Figure scripts
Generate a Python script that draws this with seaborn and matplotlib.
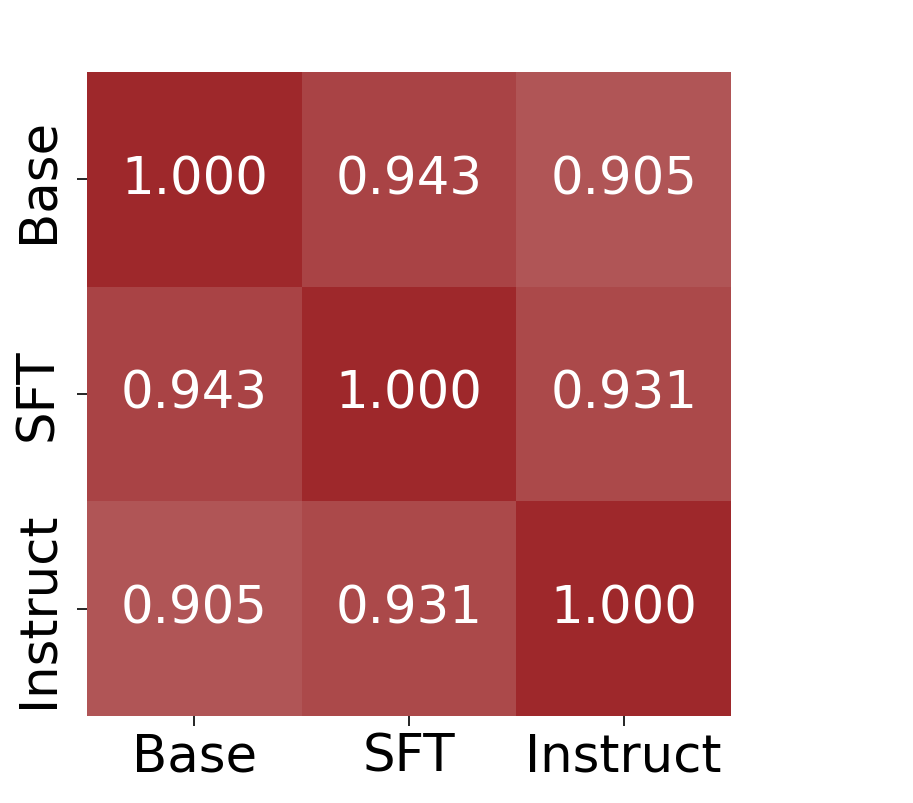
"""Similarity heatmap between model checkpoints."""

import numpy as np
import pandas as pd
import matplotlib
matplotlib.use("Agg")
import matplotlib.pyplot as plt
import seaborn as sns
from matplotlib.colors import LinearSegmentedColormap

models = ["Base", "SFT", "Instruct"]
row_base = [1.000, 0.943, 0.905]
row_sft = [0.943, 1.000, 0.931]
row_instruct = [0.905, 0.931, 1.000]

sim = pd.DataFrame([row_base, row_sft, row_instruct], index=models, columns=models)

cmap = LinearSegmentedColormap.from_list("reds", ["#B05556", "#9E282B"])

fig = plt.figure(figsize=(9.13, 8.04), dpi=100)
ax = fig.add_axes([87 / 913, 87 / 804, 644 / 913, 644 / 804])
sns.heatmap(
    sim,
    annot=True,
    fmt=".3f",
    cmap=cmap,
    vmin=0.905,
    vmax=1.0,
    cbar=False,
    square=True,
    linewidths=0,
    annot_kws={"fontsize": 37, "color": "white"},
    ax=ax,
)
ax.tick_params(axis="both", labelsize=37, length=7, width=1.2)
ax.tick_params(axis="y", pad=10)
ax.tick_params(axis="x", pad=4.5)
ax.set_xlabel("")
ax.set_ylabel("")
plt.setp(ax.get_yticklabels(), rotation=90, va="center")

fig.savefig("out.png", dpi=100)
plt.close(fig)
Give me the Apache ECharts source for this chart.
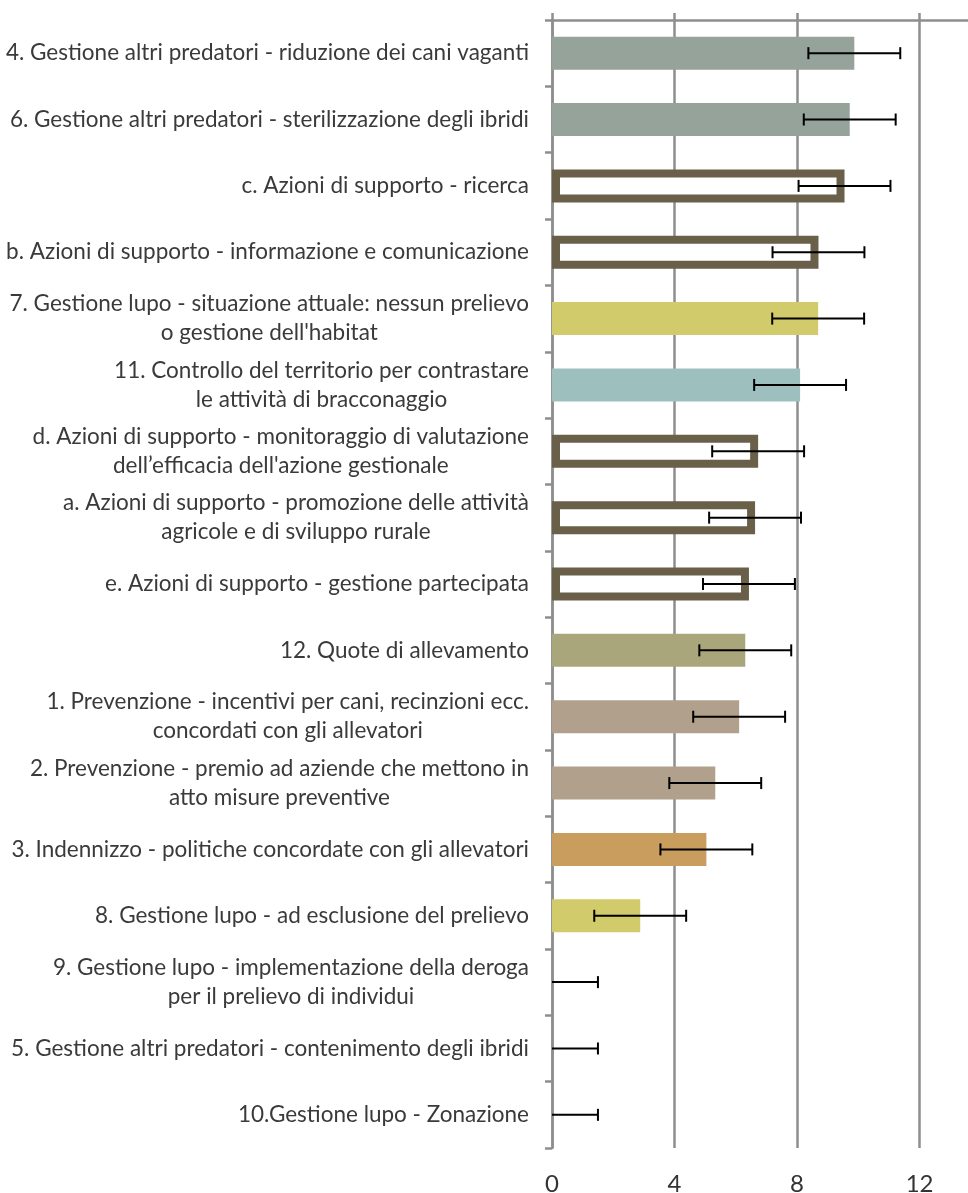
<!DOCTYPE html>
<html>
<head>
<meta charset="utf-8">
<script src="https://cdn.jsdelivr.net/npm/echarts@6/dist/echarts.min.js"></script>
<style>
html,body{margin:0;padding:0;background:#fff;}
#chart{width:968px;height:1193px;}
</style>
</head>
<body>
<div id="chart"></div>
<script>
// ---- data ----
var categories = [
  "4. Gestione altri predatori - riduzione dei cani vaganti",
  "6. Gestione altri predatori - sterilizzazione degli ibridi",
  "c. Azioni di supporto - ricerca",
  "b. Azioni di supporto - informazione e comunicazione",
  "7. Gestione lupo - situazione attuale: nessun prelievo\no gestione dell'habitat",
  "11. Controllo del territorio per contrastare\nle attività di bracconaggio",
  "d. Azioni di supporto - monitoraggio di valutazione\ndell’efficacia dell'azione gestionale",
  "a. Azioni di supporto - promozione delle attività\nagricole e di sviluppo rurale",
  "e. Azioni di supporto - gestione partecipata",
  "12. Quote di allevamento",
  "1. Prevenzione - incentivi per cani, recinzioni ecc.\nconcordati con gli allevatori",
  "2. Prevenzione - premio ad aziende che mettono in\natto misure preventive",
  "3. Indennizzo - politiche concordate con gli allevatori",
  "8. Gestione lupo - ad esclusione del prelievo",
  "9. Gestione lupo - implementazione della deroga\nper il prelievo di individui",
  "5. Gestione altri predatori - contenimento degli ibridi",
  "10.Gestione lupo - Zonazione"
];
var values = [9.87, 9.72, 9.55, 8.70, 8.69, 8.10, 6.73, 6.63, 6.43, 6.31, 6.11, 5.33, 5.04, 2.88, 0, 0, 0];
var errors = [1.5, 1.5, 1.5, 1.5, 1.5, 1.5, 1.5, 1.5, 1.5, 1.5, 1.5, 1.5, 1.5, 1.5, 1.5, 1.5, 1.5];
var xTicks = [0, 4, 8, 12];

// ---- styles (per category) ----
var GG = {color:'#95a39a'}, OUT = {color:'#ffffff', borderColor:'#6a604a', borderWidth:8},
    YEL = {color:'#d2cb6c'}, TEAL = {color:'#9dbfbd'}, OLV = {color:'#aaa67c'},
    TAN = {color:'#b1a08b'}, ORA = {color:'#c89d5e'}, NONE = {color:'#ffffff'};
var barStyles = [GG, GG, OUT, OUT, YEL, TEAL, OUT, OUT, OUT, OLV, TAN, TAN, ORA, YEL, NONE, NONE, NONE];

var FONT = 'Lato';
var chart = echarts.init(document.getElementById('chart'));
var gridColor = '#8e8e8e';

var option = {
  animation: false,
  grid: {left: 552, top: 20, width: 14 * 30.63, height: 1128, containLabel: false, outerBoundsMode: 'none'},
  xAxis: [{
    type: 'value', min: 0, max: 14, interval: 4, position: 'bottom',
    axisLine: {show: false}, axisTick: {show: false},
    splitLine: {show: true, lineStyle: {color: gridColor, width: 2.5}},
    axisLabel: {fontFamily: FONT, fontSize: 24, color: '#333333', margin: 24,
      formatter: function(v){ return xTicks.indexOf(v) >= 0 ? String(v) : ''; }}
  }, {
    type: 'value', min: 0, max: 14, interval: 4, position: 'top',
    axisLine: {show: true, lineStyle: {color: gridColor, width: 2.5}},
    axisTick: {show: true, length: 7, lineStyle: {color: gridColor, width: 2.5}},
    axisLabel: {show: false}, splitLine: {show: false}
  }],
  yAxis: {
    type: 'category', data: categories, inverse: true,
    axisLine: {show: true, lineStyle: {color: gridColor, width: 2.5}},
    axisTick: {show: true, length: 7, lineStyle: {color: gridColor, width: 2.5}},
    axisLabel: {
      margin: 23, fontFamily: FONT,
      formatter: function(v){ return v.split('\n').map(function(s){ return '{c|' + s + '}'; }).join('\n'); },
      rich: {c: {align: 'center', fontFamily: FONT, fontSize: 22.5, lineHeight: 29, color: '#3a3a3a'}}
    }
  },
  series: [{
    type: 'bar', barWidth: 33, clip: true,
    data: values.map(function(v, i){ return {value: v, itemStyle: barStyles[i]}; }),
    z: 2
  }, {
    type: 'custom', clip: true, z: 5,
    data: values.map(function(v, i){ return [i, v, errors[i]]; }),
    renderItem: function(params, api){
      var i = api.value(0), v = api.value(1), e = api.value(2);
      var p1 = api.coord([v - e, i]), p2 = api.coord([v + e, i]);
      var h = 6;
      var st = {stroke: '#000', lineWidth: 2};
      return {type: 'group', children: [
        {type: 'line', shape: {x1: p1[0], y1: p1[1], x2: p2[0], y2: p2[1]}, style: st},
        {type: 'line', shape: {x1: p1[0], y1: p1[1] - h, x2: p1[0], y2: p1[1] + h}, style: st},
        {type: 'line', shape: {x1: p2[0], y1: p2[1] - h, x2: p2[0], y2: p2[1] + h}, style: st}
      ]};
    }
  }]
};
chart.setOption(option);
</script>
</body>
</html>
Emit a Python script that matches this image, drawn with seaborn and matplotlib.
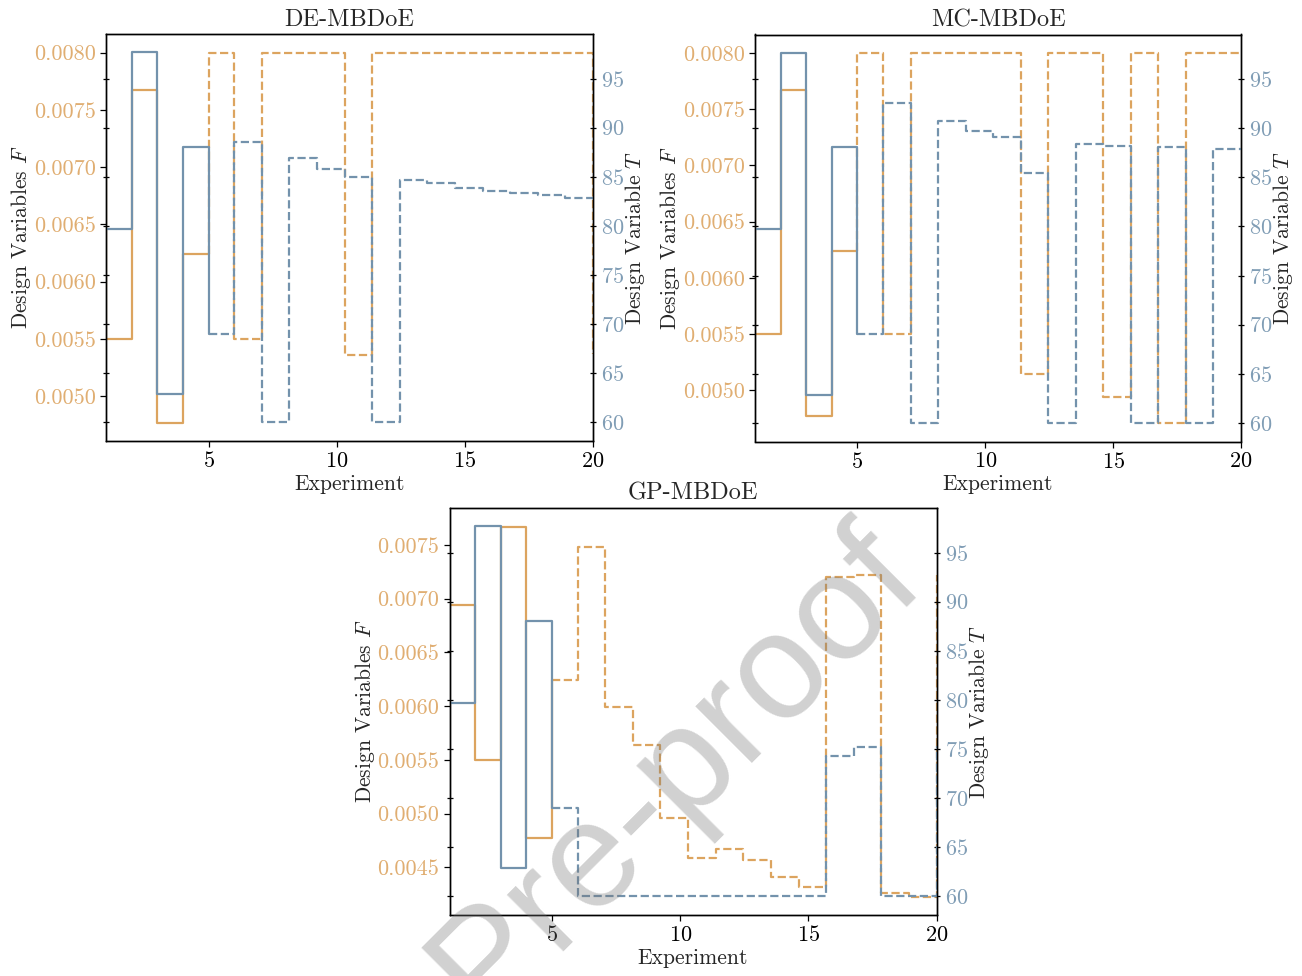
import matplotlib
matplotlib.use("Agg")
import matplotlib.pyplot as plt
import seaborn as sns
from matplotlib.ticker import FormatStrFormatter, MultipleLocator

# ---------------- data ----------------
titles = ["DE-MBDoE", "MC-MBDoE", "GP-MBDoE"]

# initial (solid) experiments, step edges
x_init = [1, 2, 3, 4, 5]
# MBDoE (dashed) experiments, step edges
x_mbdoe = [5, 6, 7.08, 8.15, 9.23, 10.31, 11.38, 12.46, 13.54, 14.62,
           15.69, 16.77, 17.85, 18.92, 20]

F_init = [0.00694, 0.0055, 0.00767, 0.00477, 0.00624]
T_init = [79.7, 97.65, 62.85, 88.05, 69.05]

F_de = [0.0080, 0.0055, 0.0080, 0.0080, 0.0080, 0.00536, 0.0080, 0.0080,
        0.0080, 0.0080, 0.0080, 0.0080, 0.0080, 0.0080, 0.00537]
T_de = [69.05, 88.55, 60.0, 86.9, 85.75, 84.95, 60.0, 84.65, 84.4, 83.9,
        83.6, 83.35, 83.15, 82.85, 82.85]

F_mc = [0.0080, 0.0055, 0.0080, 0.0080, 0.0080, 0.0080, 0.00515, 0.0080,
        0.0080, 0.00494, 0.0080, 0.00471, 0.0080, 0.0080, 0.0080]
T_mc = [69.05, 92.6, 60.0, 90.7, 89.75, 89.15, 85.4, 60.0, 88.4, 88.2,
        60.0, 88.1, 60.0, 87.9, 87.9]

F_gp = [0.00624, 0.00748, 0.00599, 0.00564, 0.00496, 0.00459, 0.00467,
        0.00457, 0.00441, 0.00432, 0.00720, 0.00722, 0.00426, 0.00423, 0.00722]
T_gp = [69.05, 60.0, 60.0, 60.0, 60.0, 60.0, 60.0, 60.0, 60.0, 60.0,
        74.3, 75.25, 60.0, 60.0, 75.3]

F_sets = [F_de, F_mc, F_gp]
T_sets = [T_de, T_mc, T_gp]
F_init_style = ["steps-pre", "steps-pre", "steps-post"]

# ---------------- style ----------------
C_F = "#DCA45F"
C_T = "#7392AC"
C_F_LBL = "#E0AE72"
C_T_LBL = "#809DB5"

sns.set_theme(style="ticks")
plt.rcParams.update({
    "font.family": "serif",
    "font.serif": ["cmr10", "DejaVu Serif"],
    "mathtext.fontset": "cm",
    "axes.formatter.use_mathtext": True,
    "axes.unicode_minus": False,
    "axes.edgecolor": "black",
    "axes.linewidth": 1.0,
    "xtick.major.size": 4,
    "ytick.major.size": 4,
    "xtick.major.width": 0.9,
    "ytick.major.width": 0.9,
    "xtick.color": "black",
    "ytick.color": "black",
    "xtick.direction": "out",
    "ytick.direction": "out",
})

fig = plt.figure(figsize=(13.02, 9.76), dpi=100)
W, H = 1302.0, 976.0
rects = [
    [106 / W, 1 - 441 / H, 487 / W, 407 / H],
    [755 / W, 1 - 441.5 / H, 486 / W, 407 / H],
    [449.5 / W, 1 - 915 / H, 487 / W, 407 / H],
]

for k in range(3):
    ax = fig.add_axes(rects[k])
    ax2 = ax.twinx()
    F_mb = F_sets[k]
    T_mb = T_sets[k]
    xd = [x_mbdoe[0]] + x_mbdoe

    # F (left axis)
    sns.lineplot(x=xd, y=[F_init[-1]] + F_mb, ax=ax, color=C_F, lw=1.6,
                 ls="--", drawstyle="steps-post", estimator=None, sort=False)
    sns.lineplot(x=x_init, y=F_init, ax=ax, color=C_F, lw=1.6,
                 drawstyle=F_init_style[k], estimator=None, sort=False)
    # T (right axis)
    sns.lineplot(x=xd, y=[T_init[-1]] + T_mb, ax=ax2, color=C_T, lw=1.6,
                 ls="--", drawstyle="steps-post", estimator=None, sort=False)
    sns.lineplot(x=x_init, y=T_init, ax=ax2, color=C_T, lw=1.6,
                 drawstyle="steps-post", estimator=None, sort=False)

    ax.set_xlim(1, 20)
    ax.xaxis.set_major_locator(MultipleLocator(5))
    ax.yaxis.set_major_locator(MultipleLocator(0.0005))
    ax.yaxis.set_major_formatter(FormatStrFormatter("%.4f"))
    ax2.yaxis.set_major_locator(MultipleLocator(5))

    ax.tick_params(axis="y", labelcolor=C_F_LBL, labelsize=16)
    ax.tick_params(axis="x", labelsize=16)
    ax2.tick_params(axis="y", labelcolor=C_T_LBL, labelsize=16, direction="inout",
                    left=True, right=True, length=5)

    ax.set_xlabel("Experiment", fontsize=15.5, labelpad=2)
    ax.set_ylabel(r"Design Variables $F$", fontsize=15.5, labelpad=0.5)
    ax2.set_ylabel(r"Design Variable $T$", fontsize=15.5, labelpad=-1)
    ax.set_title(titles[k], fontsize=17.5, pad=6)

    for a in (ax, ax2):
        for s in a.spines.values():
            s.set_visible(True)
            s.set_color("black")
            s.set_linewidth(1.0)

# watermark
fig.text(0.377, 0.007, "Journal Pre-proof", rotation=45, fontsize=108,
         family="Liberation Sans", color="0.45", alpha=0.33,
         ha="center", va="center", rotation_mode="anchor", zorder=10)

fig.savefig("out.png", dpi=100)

• [The task]: Which lines contain "with"? Copy each of them out.

• [Full response]:
Generate a Python script that draws this with seaborn and matplotlib.
Emit a Python script that matches this image, drawn with seaborn and matplotlib.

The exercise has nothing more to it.